** Start Excerpted records **
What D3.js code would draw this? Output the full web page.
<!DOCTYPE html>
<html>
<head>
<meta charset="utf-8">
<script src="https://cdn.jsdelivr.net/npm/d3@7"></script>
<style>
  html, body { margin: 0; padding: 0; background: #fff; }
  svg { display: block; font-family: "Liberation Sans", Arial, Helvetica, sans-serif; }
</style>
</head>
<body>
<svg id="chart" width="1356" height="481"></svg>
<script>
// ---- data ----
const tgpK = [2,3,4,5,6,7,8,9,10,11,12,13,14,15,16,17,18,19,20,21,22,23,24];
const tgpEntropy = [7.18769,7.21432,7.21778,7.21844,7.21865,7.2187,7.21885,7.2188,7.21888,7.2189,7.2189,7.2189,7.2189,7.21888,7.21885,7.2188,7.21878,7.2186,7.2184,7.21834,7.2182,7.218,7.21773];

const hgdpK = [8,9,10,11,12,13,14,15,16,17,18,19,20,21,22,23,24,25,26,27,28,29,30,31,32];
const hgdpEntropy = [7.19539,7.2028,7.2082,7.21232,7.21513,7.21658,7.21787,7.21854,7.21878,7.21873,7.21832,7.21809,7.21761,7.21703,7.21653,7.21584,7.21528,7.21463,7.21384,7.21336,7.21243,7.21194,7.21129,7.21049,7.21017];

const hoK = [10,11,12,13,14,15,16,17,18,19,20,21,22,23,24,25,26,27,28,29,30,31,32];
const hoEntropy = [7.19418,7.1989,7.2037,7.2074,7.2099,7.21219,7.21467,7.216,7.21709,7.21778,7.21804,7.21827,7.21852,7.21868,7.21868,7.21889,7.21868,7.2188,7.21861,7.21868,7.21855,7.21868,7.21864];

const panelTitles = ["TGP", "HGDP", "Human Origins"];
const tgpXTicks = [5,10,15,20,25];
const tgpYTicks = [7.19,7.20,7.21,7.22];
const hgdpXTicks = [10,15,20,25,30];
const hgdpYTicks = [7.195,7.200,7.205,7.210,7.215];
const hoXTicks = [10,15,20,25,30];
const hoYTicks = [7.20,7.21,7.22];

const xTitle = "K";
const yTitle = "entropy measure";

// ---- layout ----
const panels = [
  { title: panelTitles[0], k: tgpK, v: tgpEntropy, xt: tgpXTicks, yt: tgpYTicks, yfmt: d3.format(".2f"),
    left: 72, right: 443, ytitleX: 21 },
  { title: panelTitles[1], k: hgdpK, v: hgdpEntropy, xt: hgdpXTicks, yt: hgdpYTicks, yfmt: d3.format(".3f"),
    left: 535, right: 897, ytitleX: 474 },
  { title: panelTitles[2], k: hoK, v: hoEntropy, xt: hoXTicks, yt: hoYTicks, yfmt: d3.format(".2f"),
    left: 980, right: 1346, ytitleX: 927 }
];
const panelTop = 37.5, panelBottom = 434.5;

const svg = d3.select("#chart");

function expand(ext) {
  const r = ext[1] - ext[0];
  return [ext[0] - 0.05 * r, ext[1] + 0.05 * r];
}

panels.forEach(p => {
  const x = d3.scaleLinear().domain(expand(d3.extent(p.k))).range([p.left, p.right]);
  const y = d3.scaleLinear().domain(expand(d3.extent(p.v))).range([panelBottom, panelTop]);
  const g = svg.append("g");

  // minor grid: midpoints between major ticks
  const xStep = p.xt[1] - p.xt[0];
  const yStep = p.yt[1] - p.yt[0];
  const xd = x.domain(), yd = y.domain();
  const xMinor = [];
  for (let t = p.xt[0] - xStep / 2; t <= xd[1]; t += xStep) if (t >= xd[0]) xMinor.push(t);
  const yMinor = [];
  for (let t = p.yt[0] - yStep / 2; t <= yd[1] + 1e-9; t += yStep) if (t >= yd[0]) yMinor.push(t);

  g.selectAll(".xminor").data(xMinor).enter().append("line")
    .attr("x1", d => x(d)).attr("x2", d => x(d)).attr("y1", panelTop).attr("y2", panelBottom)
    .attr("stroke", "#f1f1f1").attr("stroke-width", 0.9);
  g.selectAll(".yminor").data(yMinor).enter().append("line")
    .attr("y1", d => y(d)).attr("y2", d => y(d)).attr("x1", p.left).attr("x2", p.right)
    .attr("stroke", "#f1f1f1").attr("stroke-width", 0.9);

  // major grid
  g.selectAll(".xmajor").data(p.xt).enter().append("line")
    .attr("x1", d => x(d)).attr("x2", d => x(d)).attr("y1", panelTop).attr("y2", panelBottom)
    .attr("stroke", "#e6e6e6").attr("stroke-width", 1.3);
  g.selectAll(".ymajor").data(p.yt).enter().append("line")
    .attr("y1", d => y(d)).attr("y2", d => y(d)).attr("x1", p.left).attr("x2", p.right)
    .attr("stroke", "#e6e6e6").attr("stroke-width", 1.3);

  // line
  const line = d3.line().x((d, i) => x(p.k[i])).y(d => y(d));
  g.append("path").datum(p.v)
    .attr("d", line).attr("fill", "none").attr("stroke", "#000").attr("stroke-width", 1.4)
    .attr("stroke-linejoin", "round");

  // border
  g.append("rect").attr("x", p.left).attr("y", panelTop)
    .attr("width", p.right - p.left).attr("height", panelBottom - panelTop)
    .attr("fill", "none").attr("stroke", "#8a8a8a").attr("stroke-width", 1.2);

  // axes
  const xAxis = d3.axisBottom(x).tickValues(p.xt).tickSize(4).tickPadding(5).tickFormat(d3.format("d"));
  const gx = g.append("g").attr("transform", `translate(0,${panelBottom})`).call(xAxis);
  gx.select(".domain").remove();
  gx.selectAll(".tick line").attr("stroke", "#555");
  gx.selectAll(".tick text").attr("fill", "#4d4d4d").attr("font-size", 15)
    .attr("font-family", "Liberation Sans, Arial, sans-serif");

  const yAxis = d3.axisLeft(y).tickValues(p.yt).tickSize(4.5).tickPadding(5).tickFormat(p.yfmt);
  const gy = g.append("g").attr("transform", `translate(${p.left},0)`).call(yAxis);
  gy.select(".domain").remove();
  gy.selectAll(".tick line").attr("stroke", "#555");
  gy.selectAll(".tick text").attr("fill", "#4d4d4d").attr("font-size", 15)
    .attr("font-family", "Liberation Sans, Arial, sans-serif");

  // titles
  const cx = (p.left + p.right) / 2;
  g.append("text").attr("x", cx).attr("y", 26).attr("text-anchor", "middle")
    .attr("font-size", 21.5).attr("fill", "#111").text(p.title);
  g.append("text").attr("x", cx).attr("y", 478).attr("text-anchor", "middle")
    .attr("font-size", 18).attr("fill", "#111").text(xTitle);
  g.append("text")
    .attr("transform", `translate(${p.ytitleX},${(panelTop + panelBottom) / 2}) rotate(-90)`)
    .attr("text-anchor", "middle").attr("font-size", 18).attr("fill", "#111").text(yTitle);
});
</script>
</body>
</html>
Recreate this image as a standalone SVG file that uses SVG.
** End Excerpted records **
What is being asked: Nothing should be left out: repeat all of the data exactly.

Result below:
What D3.js code would draw this? Output the full web page.
<!DOCTYPE html>
<html>
<head>
<meta charset="utf-8">
<script src="https://cdn.jsdelivr.net/npm/d3@7"></script>
<style>
  html, body { margin: 0; padding: 0; background: #fff; }
  svg { display: block; font-family: "Liberation Sans", Arial, Helvetica, sans-serif; }
</style>
</head>
<body>
<svg id="chart" width="1356" height="481"></svg>
<script>
// ---- data ----
const tgpK = [2,3,4,5,6,7,8,9,10,11,12,13,14,15,16,17,18,19,20,21,22,23,24];
const tgpEntropy = [7.18769,7.21432,7.21778,7.21844,7.21865,7.2187,7.21885,7.2188,7.21888,7.2189,7.2189,7.2189,7.2189,7.21888,7.21885,7.2188,7.21878,7.2186,7.2184,7.21834,7.2182,7.218,7.21773];

const hgdpK = [8,9,10,11,12,13,14,15,16,17,18,19,20,21,22,23,24,25,26,27,28,29,30,31,32];
const hgdpEntropy = [7.19539,7.2028,7.2082,7.21232,7.21513,7.21658,7.21787,7.21854,7.21878,7.21873,7.21832,7.21809,7.21761,7.21703,7.21653,7.21584,7.21528,7.21463,7.21384,7.21336,7.21243,7.21194,7.21129,7.21049,7.21017];

const hoK = [10,11,12,13,14,15,16,17,18,19,20,21,22,23,24,25,26,27,28,29,30,31,32];
const hoEntropy = [7.19418,7.1989,7.2037,7.2074,7.2099,7.21219,7.21467,7.216,7.21709,7.21778,7.21804,7.21827,7.21852,7.21868,7.21868,7.21889,7.21868,7.2188,7.21861,7.21868,7.21855,7.21868,7.21864];

const panelTitles = ["TGP", "HGDP", "Human Origins"];
const tgpXTicks = [5,10,15,20,25];
const tgpYTicks = [7.19,7.20,7.21,7.22];
const hgdpXTicks = [10,15,20,25,30];
const hgdpYTicks = [7.195,7.200,7.205,7.210,7.215];
const hoXTicks = [10,15,20,25,30];
const hoYTicks = [7.20,7.21,7.22];

const xTitle = "K";
const yTitle = "entropy measure";

// ---- layout ----
const panels = [
  { title: panelTitles[0], k: tgpK, v: tgpEntropy, xt: tgpXTicks, yt: tgpYTicks, yfmt: d3.format(".2f"),
    left: 72, right: 443, ytitleX: 21 },
  { title: panelTitles[1], k: hgdpK, v: hgdpEntropy, xt: hgdpXTicks, yt: hgdpYTicks, yfmt: d3.format(".3f"),
    left: 535, right: 897, ytitleX: 474 },
  { title: panelTitles[2], k: hoK, v: hoEntropy, xt: hoXTicks, yt: hoYTicks, yfmt: d3.format(".2f"),
    left: 980, right: 1346, ytitleX: 927 }
];
const panelTop = 37.5, panelBottom = 434.5;

const svg = d3.select("#chart");

function expand(ext) {
  const r = ext[1] - ext[0];
  return [ext[0] - 0.05 * r, ext[1] + 0.05 * r];
}

panels.forEach(p => {
  const x = d3.scaleLinear().domain(expand(d3.extent(p.k))).range([p.left, p.right]);
  const y = d3.scaleLinear().domain(expand(d3.extent(p.v))).range([panelBottom, panelTop]);
  const g = svg.append("g");

  // minor grid: midpoints between major ticks
  const xStep = p.xt[1] - p.xt[0];
  const yStep = p.yt[1] - p.yt[0];
  const xd = x.domain(), yd = y.domain();
  const xMinor = [];
  for (let t = p.xt[0] - xStep / 2; t <= xd[1]; t += xStep) if (t >= xd[0]) xMinor.push(t);
  const yMinor = [];
  for (let t = p.yt[0] - yStep / 2; t <= yd[1] + 1e-9; t += yStep) if (t >= yd[0]) yMinor.push(t);

  g.selectAll(".xminor").data(xMinor).enter().append("line")
    .attr("x1", d => x(d)).attr("x2", d => x(d)).attr("y1", panelTop).attr("y2", panelBottom)
    .attr("stroke", "#f1f1f1").attr("stroke-width", 0.9);
  g.selectAll(".yminor").data(yMinor).enter().append("line")
    .attr("y1", d => y(d)).attr("y2", d => y(d)).attr("x1", p.left).attr("x2", p.right)
    .attr("stroke", "#f1f1f1").attr("stroke-width", 0.9);

  // major grid
  g.selectAll(".xmajor").data(p.xt).enter().append("line")
    .attr("x1", d => x(d)).attr("x2", d => x(d)).attr("y1", panelTop).attr("y2", panelBottom)
    .attr("stroke", "#e6e6e6").attr("stroke-width", 1.3);
  g.selectAll(".ymajor").data(p.yt).enter().append("line")
    .attr("y1", d => y(d)).attr("y2", d => y(d)).attr("x1", p.left).attr("x2", p.right)
    .attr("stroke", "#e6e6e6").attr("stroke-width", 1.3);

  // line
  const line = d3.line().x((d, i) => x(p.k[i])).y(d => y(d));
  g.append("path").datum(p.v)
    .attr("d", line).attr("fill", "none").attr("stroke", "#000").attr("stroke-width", 1.4)
    .attr("stroke-linejoin", "round");

  // border
  g.append("rect").attr("x", p.left).attr("y", panelTop)
    .attr("width", p.right - p.left).attr("height", panelBottom - panelTop)
    .attr("fill", "none").attr("stroke", "#8a8a8a").attr("stroke-width", 1.2);

  // axes
  const xAxis = d3.axisBottom(x).tickValues(p.xt).tickSize(4).tickPadding(5).tickFormat(d3.format("d"));
  const gx = g.append("g").attr("transform", `translate(0,${panelBottom})`).call(xAxis);
  gx.select(".domain").remove();
  gx.selectAll(".tick line").attr("stroke", "#555");
  gx.selectAll(".tick text").attr("fill", "#4d4d4d").attr("font-size", 15)
    .attr("font-family", "Liberation Sans, Arial, sans-serif");

  const yAxis = d3.axisLeft(y).tickValues(p.yt).tickSize(4.5).tickPadding(5).tickFormat(p.yfmt);
  const gy = g.append("g").attr("transform", `translate(${p.left},0)`).call(yAxis);
  gy.select(".domain").remove();
  gy.selectAll(".tick line").attr("stroke", "#555");
  gy.selectAll(".tick text").attr("fill", "#4d4d4d").attr("font-size", 15)
    .attr("font-family", "Liberation Sans, Arial, sans-serif");

  // titles
  const cx = (p.left + p.right) / 2;
  g.append("text").attr("x", cx).attr("y", 26).attr("text-anchor", "middle")
    .attr("font-size", 21.5).attr("fill", "#111").text(p.title);
  g.append("text").attr("x", cx).attr("y", 478).attr("text-anchor", "middle")
    .attr("font-size", 18).attr("fill", "#111").text(xTitle);
  g.append("text")
    .attr("transform", `translate(${p.ytitleX},${(panelTop + panelBottom) / 2}) rotate(-90)`)
    .attr("text-anchor", "middle").attr("font-size", 18).attr("fill", "#111").text(yTitle);
});
</script>
</body>
</html>
Recreate this image as a standalone SVG file that uses SVG.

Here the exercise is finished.